De wettelijke opzegtermijnen blijven in het wetsvoorstel Werk en Zekerheid ongewijzigd.
Werkgever
De door de werkgever in acht te nemen opzegtermijn bedraagt bij een arbeidsovereenkomst die op de dag van opzegging:
- korter dan vijf jaar heeft geduurd: één maand;
- vijf jaar of langer, maar korter dan tien jaar: twee maanden;
- tien jaar of langer, maar korter dan vijftien jaar: drie maanden;
- vijftien jaar of langer: vier maanden.
De voor de werkgever geldende opzegtermijn kan schriftelijk worden verlengd en bij cao worden verkort.
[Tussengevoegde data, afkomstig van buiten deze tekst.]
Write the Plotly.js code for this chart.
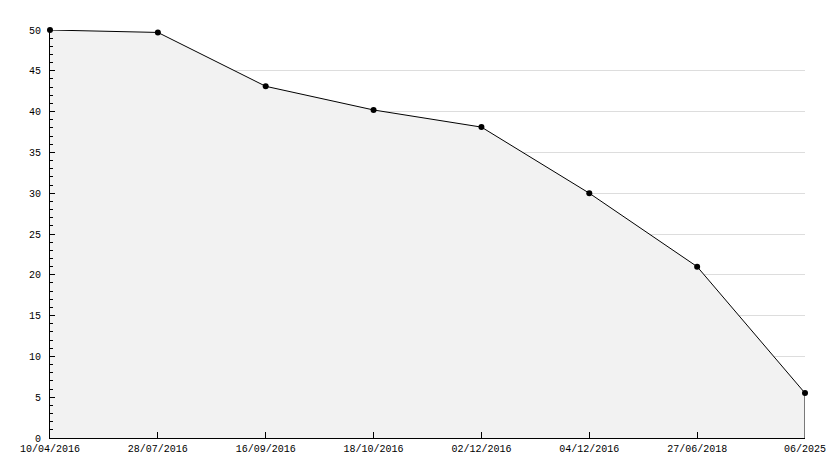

Ook in een sociaal plan, dat als cao is aangemeld, kunnen afwijkende – kortere – opzegtermijnen voor de werkgever worden overeengekomen.
Werknemer
De door de werknemer in acht te nemen termijn bedraagt één maand. Ook hiervan kan schriftelijk worden afgeweken.
Verlengde opzegtermijn
De verlengde opzegtermijn voor de werknemer mag niet langer zijn dan zes maanden; in dat geval moet de voor de werkgever geldende opzegtermijn ten minste het dubbele bedragen. Van dit laatste kan weer bij cao worden afgeweken, op voorwaarde dat deze opzegtermijn niet korter is dan de opzegtermijn van de werknemer.
Bij ontoelaatbare afwijkingen heeft de werknemer in de regel de mogelijkheid de nietigheid van de ongeoorloofde opzegtermijn in te roepen.
Indien alleen een verlengde opzegtermijn voor de werknemer is overeengekomen, geldt voor de werkgever het dubbele van deze termijn.